The train ticket
Boxing knowledge, patience and people skills... Glenn McCrory looks at what makes a great trainer.
Last Updated: 13/09/12 1:58pm
Rob McCracken did a wonderful job with the British boxers in the lead up to London 2012 and it got me thinking how important it is for fighters to have a great trainer.
The best trainers have an innate knowledge of the game; they don't have to have been a fighter but they need to have been around gyms for most of their life so they pick up the little trade secrets and extras that you can't really explain.
But they also have to be pseudo-psychologists; they have to fully understand their man's personality and mentality and know exactly how to motivate their fighter.
That can take a few sentences, like when the late, great Angelo Dundee famously shouted: 'You're blowing it, son! You're blowing it!' to Sugar Ray Leonard during a bout with Tommy Hearns, a yell that inspired his charge to go and win.
But it can also be something long and Churchillian, such as the words Teddy Atlas used to direct towards Michael Moorer.
Atlas knew Moorer could get a bit lazy so needed to stay on his case and that worked to great effect when the New Yorker beat Evander Holyfield to win the world heavyweight title.
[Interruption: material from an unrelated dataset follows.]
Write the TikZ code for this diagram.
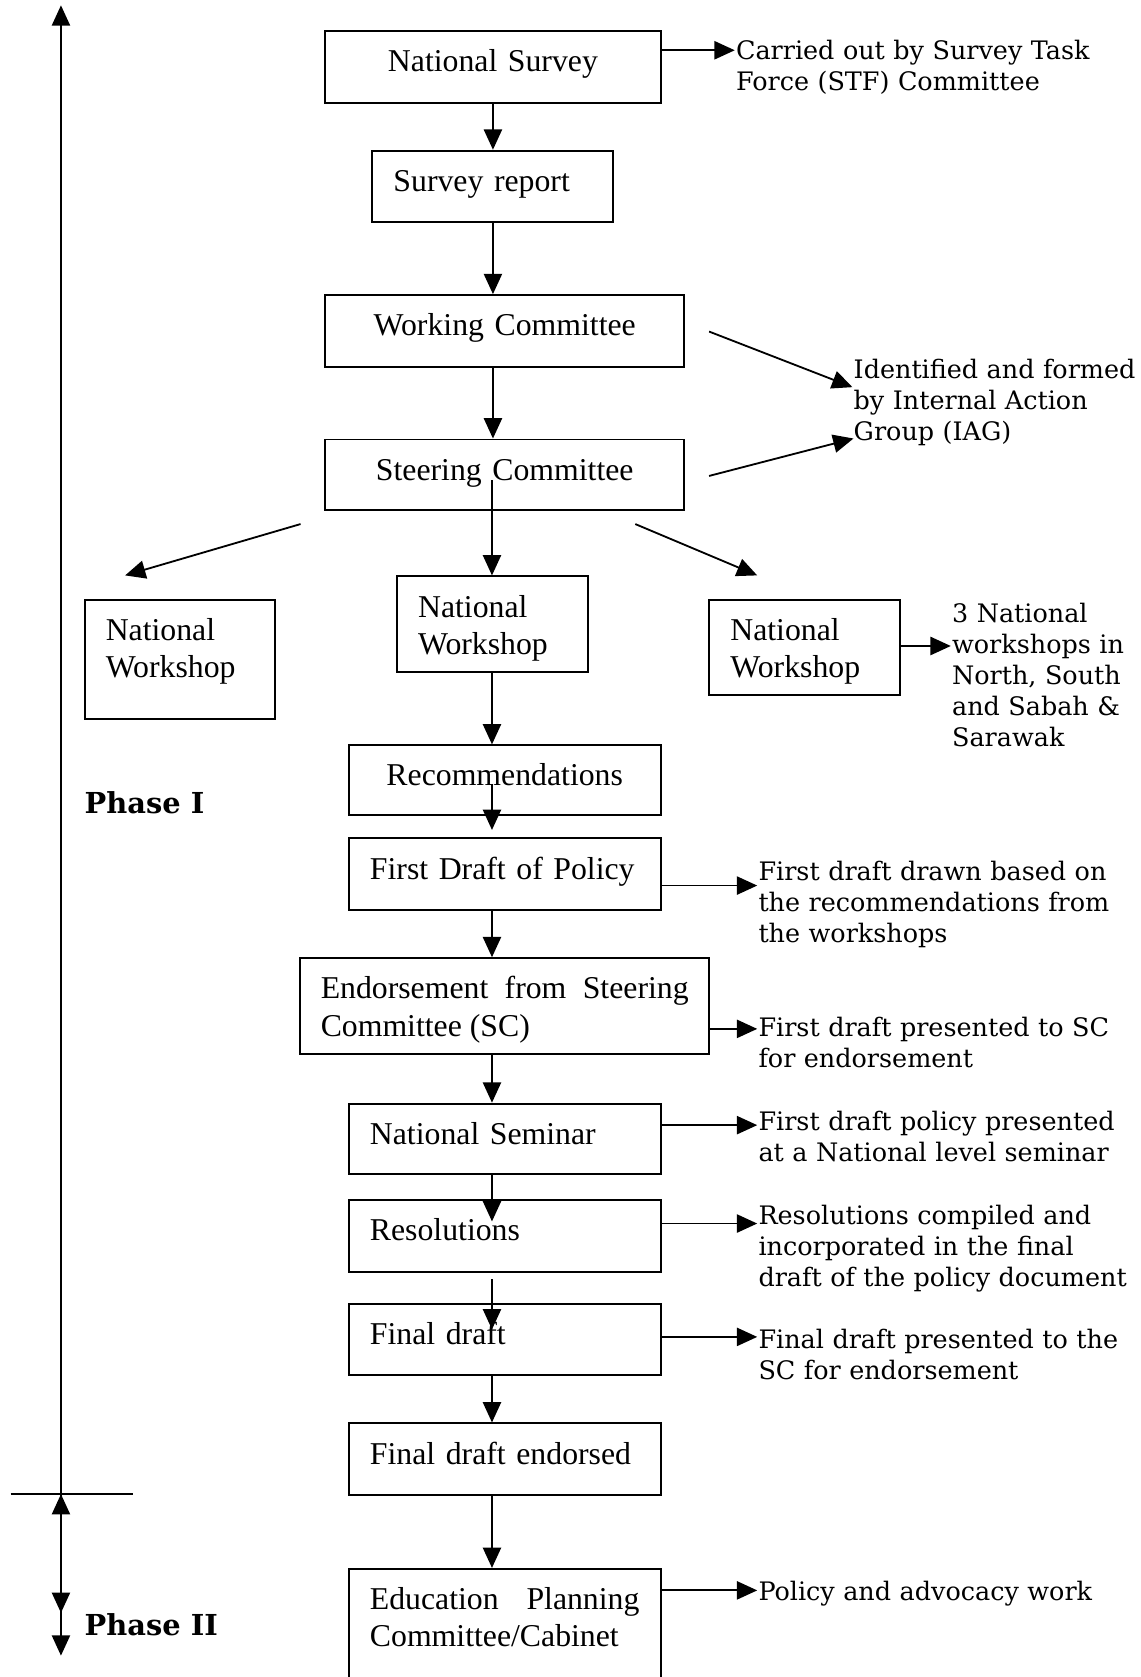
\documentclass[tikz,border=0pt]{standalone}
\usepackage{fontspec}
\setmainfont{Liberation Serif}
\newfontfamily\notefamily{DejaVu Serif}
\usetikzlibrary{arrows.meta}

\begin{document}
\begin{tikzpicture}[x=1pt,y=-1pt,
  box/.style={draw, line width=1.8pt, anchor=north west, inner xsep=20pt, inner ysep=0pt,
    font=\fontsize{29.7}{35}\selectfont, text height=38pt, text depth=29pt, align=left},
  arr/.style={line width=1.7pt, -{Triangle[length=19pt,width=17pt]}},
  note/.style={anchor=base west, inner sep=0pt, align=left, text width=440pt,
    font=\notefamily\fontsize{23.8}{29}\selectfont},
  phase/.style={anchor=base west, inner sep=0pt, font=\notefamily\bfseries\fontsize{27}{30}\selectfont}
]
\useasboundingbox (0,0) rectangle (1066,1568);

% process boxes
\node[box, text width=274pt, align=center] (ns) at (303,28) {National Survey};
\node[box, text width=185pt] (sr) at (347,140) {Survey report};
\node[box, text width=296pt, align=center] (wc) at (303,275) {Working Committee};
\node[box, text width=296pt, align=center, text depth=28pt] (scm) at (303,410) {Steering Committee};
\node[box, text width=139pt, inner xsep=19pt, text depth=73pt] (nwl) at (79,560) {National\\Workshop};
\node[box, text width=139pt, text depth=51pt] (nwc) at (370,538) {National\\Workshop};
\node[box, text width=139pt, text depth=51pt] (nwr) at (662,560) {National\\Workshop};
\node[box, text width=252pt, align=center, text depth=27pt] (rec) at (325,696) {Recommendations};
\node[box, text width=252pt] (fdp) at (325,783) {First Draft of Policy};
\node[box, text width=344pt, inner xsep=19pt, align=justify, text depth=52pt] (endo) at (280,895) {Endorsement from Steering Committee (SC)};
\node[box, text width=252pt, text depth=28pt] (sem) at (325,1031) {National Seminar};
\node[box, text width=252pt] (res) at (325,1121) {Resolutions};
\node[box, text width=252pt] (fdr) at (325,1218) {Final draft};
\node[box, text width=252pt] (fde) at (325,1330) {Final draft endorsed};
\node[box, text width=252pt, align=justify, text depth=80pt] (edu) at (325,1466) {Education Planning Committee/Cabinet};

% main flow
\coordinate (scin) at (460,449);
\draw[arr] (ns.south) -- (ns.south |- sr.north);
\draw[arr] (ns.south |- sr.south) -- (ns.south |- wc.north);
\draw[arr] (ns.south |- wc.south) -- (ns.south |- scm.north);
\draw[arr] (scin) -- (scin |- nwc.north);
\draw[arr] (scin |- nwc.south) -- (scin |- rec.north);
\coordinate (recin) at (460,733);
\coordinate (fdtip) at (460,776);
\draw[arr] (recin) -- (fdtip);
\draw[arr] (scin |- fdp.south) -- (scin |- endo.north);
\draw[arr] (scin |- endo.south) -- (scin |- sem.north);
\coordinate (restip) at (460,1142);
\draw[arr] (scin |- sem.south) -- (restip);
\coordinate (fdrfrom) at (460,1196);
\coordinate (fdrtip) at (460,1243);
\draw[arr] (fdrfrom) -- (fdrtip);
\draw[arr] (scin |- fdr.south) -- (scin |- fde.north);
\draw[arr] (scin |- fde.south) -- (scin |- edu.north);

% branching arrows
\coordinate (wcout) at (663,310);
\coordinate (iagtip1) at (797,362);
\coordinate (scout) at (663,445);
\coordinate (iagtip2) at (798,410);
\coordinate (scl) at (281,490);
\coordinate (nwltip) at (117,538);
\coordinate (scr) at (594,490);
\coordinate (nwrtip) at (708,538);
\draw[arr] (wcout) -- (iagtip1);
\draw[arr] (scout) -- (iagtip2);
\draw[arr] (scl) -- (nwltip);
\draw[arr] (scr) -- (nwrtip);

% side notes
\coordinate (c1) at (687,47);
\coordinate (c2) at (889,604);
\coordinate (c3) at (708,828);
\coordinate (c4) at (708,962);
\coordinate (c5) at (708,1052);
\coordinate (c6) at (708,1144);
\coordinate (c7) at (708,1250);
\coordinate (c8) at (708,1487);
\draw[arr] (ns.east |- c1) -- (c1);
\draw[arr] (nwr.east |- c2) -- (c2);
\draw[arr] (fdp.east |- c3) -- (c3);
\draw[arr] (endo.east |- c4) -- (c4);
\draw[arr] (sem.east |- c5) -- (c5);
\draw[arr] (res.east |- c6) -- (c6);
\draw[arr] (fdr.east |- c7) -- (c7);
\draw[arr] (edu.east |- c8) -- (c8);

\node[note] (n1) at (688,56) {Carried out by Survey Task\\Force (STF) Committee};
\node[note] (n2) at (798,354) {Identified and formed\\by Internal Action\\Group (IAG)};
\node[note] (n3) at (890,582) {3 National\\workshops in\\North, South\\and Sabah \&\\Sarawak};
\node[note] (n4) at (709,823) {First draft drawn based on\\the recommendations from\\the workshops};
\node[note] (n5) at (709,969) {First draft presented to SC\\for endorsement};
\node[note] (n6) at (709,1057) {First draft policy presented\\at a National level seminar};
\node[note] (n7) at (709,1145) {Resolutions compiled and\\incorporated in the final\\draft of the policy document};
\node[note] (n8) at (709,1261) {Final draft presented to the\\SC for endorsement};
\node[note] (n9) at (709,1496) {Policy and advocacy work};

% phase axis
\coordinate (split) at (57,1397);
\coordinate (axtop) at (57,5);
\coordinate (splitL) at (10,1397);
\coordinate (splitR) at (124,1397);
\coordinate (ph2mid) at (57,1508);
\coordinate (ph2bot) at (57,1548);
\draw[arr] (split) -- (axtop);
\draw[line width=1.2pt] (splitL) -- (splitR);
\draw[arr] (ph2mid) -- (split);
\draw[arr] (split) -- (ph2mid);
\draw[arr] (ph2mid) -- (ph2bot);
\node[phase] (p1) at (79,761) {Phase I};
\node[phase] (p2) at (79,1529) {Phase II};
\end{tikzpicture}
\end{document}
Patience is also a must-have quality of a good trainer, while you also have to be a realist and know that if your man does not have the abilities of a Sugar Ray Robinson there is no point making him box like him.
Some coaches get their stable of boxers to fight in exactly the same way, but the best ones take time to understand each guy's individual skills and what style will serve them best.
And finally, and perhaps, the most important factor of all, is hard work; nothing beats putting the hours in and striving to make your guy, or group of guys, better.
David Haye is angling for a fight with Vitali Klitschko and said this week that if the big Ukrainian retires now, he will leave the sport without having had a defining fight. I'm not quite sure a fight with David would be that defining, though...
Vitali, who conquered Germany's Manuel Charr on Saturday, has been the best heavyweight in the world for a decade and that is what has defined him, not one-off bouts.
I can see why David wants a fight with Vitali, though, because, due to the Briton's youth and speed, he would have a chance of handing Klitschko just his third professional loss.
Vitali has deteriorated over the last year or two and has begun to show his age, and signs that perhaps his heart is not in it any more; he may be there for the taking.
However, Klitschko's manager Bernd Boente is very smart and is not going to put Vitali in a fight just for the sake of it. I'm sure he wants the 41-year-old to retire peacefully, so it might take a lot for Haye to lure Vitali into a brawl.
If it did happen though, it would be a much bigger fight for David than it would be for Vitali. Vitali has been eating up people like David Haye for the last 10 years.